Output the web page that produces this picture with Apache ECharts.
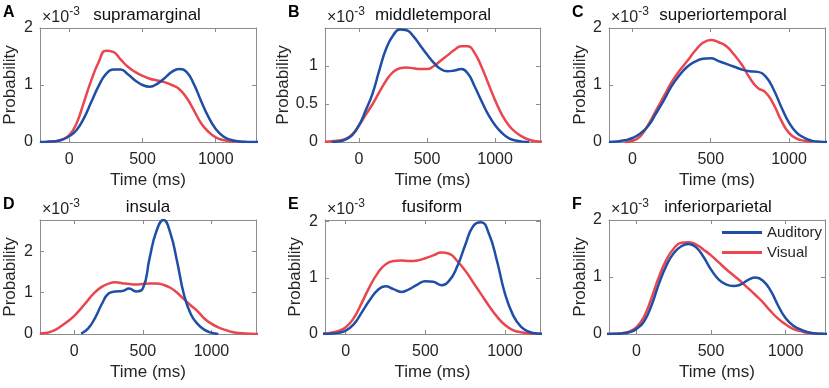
<!DOCTYPE html>
<html>
<head>
<meta charset="utf-8">
<script src="https://cdn.jsdelivr.net/npm/echarts@6/dist/echarts.min.js"></script>
<style>
  html, body { margin: 0; padding: 0; background: #fff; }
  #chart { width: 829px; height: 388px; }
</style>
</head>
<body>
<div id="chart"></div>
<script>
// 时间采样点 (ms)，所有面板共用
const times = [-250, -200, -150, -100, -50, 0, 50, 100, 150, 200, 250, 300, 350, 400, 450, 500,
  550, 600, 650, 700, 750, 800, 850, 900, 950, 1000, 1050, 1100, 1150, 1200, 1250, 1300, 1350];

// 概率值 (x10^-3)
const audA = [null, 0, 0.005, 0.015, 0.04, 0.1, 0.21, 0.42, 0.7, 0.98, 1.19, 1.27, 1.27, 1.19, 1.08, 1.0,
  0.97, 1.02, 1.12, 1.23, 1.28, 1.23, 1.02, 0.72, 0.44, 0.23, 0.1, 0.04, 0.012, 0.003, 0, 0, null];
const visA = [null, null, 0.003, 0.01, 0.04, 0.12, 0.33, 0.7, 1.08, 1.4, 1.6, 1.58, 1.45, 1.32, 1.23, 1.16,
  1.11, 1.08, 1.05, 1.0, 0.93, 0.78, 0.56, 0.33, 0.18, 0.08, 0.035, 0.015, 0.006, 0.002, null, null, null];

const audB = [null, 0, 0.008, 0.03, 0.09, 0.22, 0.42, 0.64, 0.95, 1.23, 1.4, 1.48, 1.47, 1.39, 1.27, 1.15,
  1.04, 0.96, 0.93, 0.94, 0.96, 0.9, 0.73, 0.54, 0.36, 0.22, 0.12, 0.05, 0.02, 0.005, 0, null, null];
const visB = [0.003, 0.01, 0.02, 0.04, 0.1, 0.22, 0.36, 0.5, 0.66, 0.81, 0.92, 0.97, 0.98, 0.97, 0.96, 0.96,
  1.0, 1.07, 1.14, 1.21, 1.26, 1.26, 1.17, 0.99, 0.77, 0.55, 0.36, 0.22, 0.13, 0.07, 0.03, 0.01, 0.004];

const audC = [null, null, 0, 0.01, 0.03, 0.07, 0.15, 0.28, 0.5, 0.73, 0.98, 1.17, 1.32, 1.41, 1.46, 1.47,
  1.42, 1.37, 1.32, 1.27, 1.24, 1.23, 1.15, 0.93, 0.62, 0.34, 0.16, 0.07, 0.02, 0.005, 0, null, null];
const visC = [null, null, null, null, 0, 0.02, 0.1, 0.3, 0.55, 0.8, 1.05, 1.25, 1.42, 1.6, 1.74, 1.79,
  1.75, 1.68, 1.53, 1.35, 1.12, 0.95, 0.87, 0.67, 0.38, 0.16, 0.06, 0.02, 0, null, null, null, null];

const audD = [null, null, null, null, null, null, 0.01, 0.13, 0.38, 0.72, 0.98, 1.03, 1.04, 1.1, 1.03, 1.1,
  1.85, 2.5, 2.76, 2.45, 1.75, 0.95, 0.48, 0.24, 0.1, 0.03, 0, null, null, null, null, null, null];
const visD = [0.01, 0.03, 0.08, 0.18, 0.3, 0.44, 0.62, 0.82, 1.01, 1.14, 1.22, 1.25, 1.23, 1.21, 1.2, 1.21,
  1.22, 1.22, 1.19, 1.12, 1.0, 0.84, 0.69, 0.55, 0.37, 0.25, 0.16, 0.1, 0.05, 0.025, 0.01, 0.004, 0];

const audE = [null, 0, 0, 0.005, 0.02, 0.06, 0.17, 0.38, 0.6, 0.78, 0.85, 0.8, 0.75, 0.8, 0.88, 0.94,
  0.93, 0.87, 0.95, 1.2, 1.58, 1.92, 1.99, 1.78, 1.3, 0.72, 0.34, 0.13, 0.04, 0.01, 0.003, null, null];
const visE = [null, 0.005, 0.01, 0.02, 0.05, 0.12, 0.28, 0.55, 0.84, 1.08, 1.24, 1.3, 1.31, 1.3, 1.31, 1.35,
  1.4, 1.45, 1.43, 1.3, 1.13, 0.92, 0.71, 0.5, 0.31, 0.16, 0.07, 0.03, 0.01, 0.003, 0.001, null, null];

const audF = [null, 0, 0.003, 0.01, 0.03, 0.09, 0.22, 0.5, 0.88, 1.2, 1.42, 1.54, 1.58, 1.52, 1.35, 1.13,
  0.96, 0.87, 0.84, 0.87, 0.95, 0.99, 0.93, 0.76, 0.5, 0.28, 0.15, 0.08, 0.03, 0.01, 0.003, 0, null];
const visF = [null, 0, 0.004, 0.015, 0.04, 0.12, 0.3, 0.63, 1.0, 1.3, 1.5, 1.6, 1.61, 1.57, 1.48, 1.38,
  1.26, 1.14, 1.03, 0.92, 0.8, 0.68, 0.55, 0.4, 0.27, 0.17, 0.09, 0.05, 0.02, 0.01, 0.003, null, null];

// 刻度
const xTicks = [0, 500, 1000];
const yTicks = [0, 1, 2];
const yTicksHalf = [0, 0.5, 1];

const regions = ['supramarginal', 'middletemporal', 'superiortemporal', 'insula', 'fusiform', 'inferiorparietal'];
const letters = ['A', 'B', 'C', 'D', 'E', 'F'];
const xRanges = [[-200, 1275], [-250, 1330], [-150, 1230], [-250, 1325], [-130, 1220], [-185, 1265]];
const yMaxes = [2, 1.5, 2, 2.76, 2.03, 2];
const auditory = [audA, audB, audC, audD, audE, audF];
const visual = [visA, visB, visC, visD, visE, visF];

// 布局
const boxes = [
  { left: 40, top: 28, width: 216, gap: 21, titleX: 147 },
  { left: 325, top: 28, width: 215, gap: 31, titleX: 433 },
  { left: 609, top: 28, width: 216, gap: 20, titleX: 723 },
  { left: 40, top: 220, width: 216, gap: 21, titleX: 148 },
  { left: 325, top: 220, width: 215, gap: 21, titleX: 432 },
  { left: 609, top: 220, width: 216, gap: 20, titleX: 718 }
];
const boxHeight = 114;
const blue = '#1f4ea6';
const red = '#e9464f';
const axisColor = '#8c8c8c';
const textColor = '#262626';
const font = '"Liberation Sans", Arial, Helvetica, sans-serif';

function pairs(vals) {
  const out = [];
  vals.forEach((v, i) => {
    if (v !== null) out.push([times[i], v]);
  });
  return out;
}

const chart = echarts.init(document.getElementById('chart'));

const grid = [];
const xAxis = [];
const yAxis = [];
const series = [];
const graphic = [];

boxes.forEach((b, i) => {
  grid.push({ left: b.left, top: b.top, width: b.width, height: boxHeight, containLabel: false });
  const yt = i === 1 ? yTicksHalf : yTicks;
  const tickStyle = { color: axisColor, width: 1 };
  // 下方 x 轴
  xAxis.push({
    gridIndex: i, type: 'value', min: xRanges[i][0], max: xRanges[i][1], position: 'bottom',
    axisLine: { show: true, onZero: false, lineStyle: { color: axisColor } },
    axisTick: { show: true, inside: true, length: 4, customValues: xTicks, lineStyle: tickStyle },
    axisLabel: {
      customValues: xTicks, fontSize: 16, color: textColor, margin: 10, fontFamily: font,
      formatter: v => String(v)
    },
    splitLine: { show: false },
    name: 'Time (ms)', nameLocation: 'middle', nameGap: 30,
    nameTextStyle: { fontSize: 17, color: textColor, fontFamily: font }
  });
  // 左侧 y 轴
  yAxis.push({
    gridIndex: i, type: 'value', min: 0, max: yMaxes[i], position: 'left',
    axisLine: { show: true, onZero: false, lineStyle: { color: axisColor } },
    axisTick: { show: true, inside: true, length: 4, customValues: yt, lineStyle: tickStyle },
    axisLabel: {
      customValues: yt, fontSize: 16, color: textColor, margin: 7, fontFamily: font,
      formatter: v => String(v)
    },
    splitLine: { show: false },
    name: 'Probability', nameLocation: 'middle', nameGap: b.gap,
    nameTextStyle: { fontSize: 17, color: textColor, fontFamily: font }
  });
  series.push({
    name: 'Auditory', type: 'line', xAxisIndex: i, yAxisIndex: i, data: pairs(auditory[i]),
    smooth: 0.5, showSymbol: false, color: blue, lineStyle: { width: 2.5, color: blue }, z: 3
  });
  series.push({
    name: 'Visual', type: 'line', xAxisIndex: i, yAxisIndex: i, data: pairs(visual[i]),
    smooth: 0.5, showSymbol: false, color: red, lineStyle: { width: 2.5, color: red }, z: 2
  });
  // 标题、字母、量级
  graphic.push({
    type: 'text', x: b.titleX, y: b.top - 13,
    style: { text: regions[i], fill: '#111', font: '17px ' + font, align: 'center', verticalAlign: 'middle' }
  });
  graphic.push({
    type: 'text', x: b.left - 37, y: b.top - 15,
    style: { text: letters[i], fill: '#000', font: 'bold 16px ' + font, align: 'left', verticalAlign: 'middle' }
  });
  graphic.push({
    type: 'text', x: b.left + 2, y: b.top - 10,
    style: {
      text: '{a|×10}{b|-3}', align: 'left', verticalAlign: 'middle',
      rich: {
        a: { fontSize: 16, fontFamily: font, fill: textColor, color: textColor },
        b: { fontSize: 12, fontFamily: font, fill: textColor, color: textColor, verticalAlign: 'top', padding: [0, 0, 12, 0] }
      }
    }
  });
});

// 镜像刻度 (上、右)
boxes.forEach((b, i) => {
  const yt = i === 1 ? yTicksHalf : yTicks;
  xAxis.push({
    gridIndex: i, type: 'value', min: xRanges[i][0], max: xRanges[i][1], position: 'top',
    axisLine: { show: true, onZero: false, lineStyle: { color: axisColor } },
    axisTick: { show: true, inside: true, length: 4, customValues: xTicks, lineStyle: { color: axisColor } },
    axisLabel: { show: false }, splitLine: { show: false }
  });
  yAxis.push({
    gridIndex: i, type: 'value', min: 0, max: yMaxes[i], position: 'right',
    axisLine: { show: true, onZero: false, lineStyle: { color: axisColor } },
    axisTick: { show: true, inside: true, length: 4, customValues: yt, lineStyle: { color: axisColor } },
    axisLabel: { show: false }, splitLine: { show: false }
  });
});

chart.setOption({
  animation: false,
  backgroundColor: '#fff',
  grid: grid,
  xAxis: xAxis,
  yAxis: yAxis,
  legend: {
    data: ['Auditory', 'Visual'],
    orient: 'vertical',
    left: 722, top: 225,
    icon: 'rect', itemWidth: 40, itemHeight: 3, itemGap: 5, padding: 0,
    textStyle: { fontSize: 15, color: textColor, fontFamily: font }
  },
  series: series,
  graphic: graphic
});
</script>
</body>
</html>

------------

Write out again exactly the lines from the start of the data above through the line containing "1250, 1300, 1350];", inclusive, excluding any pictures.

• THE RESPONSE:
Output the web page that produces this picture with Apache ECharts.
<!DOCTYPE html>
<html>
<head>
<meta charset="utf-8">
<script src="https://cdn.jsdelivr.net/npm/echarts@6/dist/echarts.min.js"></script>
<style>
  html, body { margin: 0; padding: 0; background: #fff; }
  #chart { width: 829px; height: 388px; }
</style>
</head>
<body>
<div id="chart"></div>
<script>
// 时间采样点 (ms)，所有面板共用
const times = [-250, -200, -150, -100, -50, 0, 50, 100, 150, 200, 250, 300, 350, 400, 450, 500,
  550, 600, 650, 700, 750, 800, 850, 900, 950, 1000, 1050, 1100, 1150, 1200, 1250, 1300, 1350];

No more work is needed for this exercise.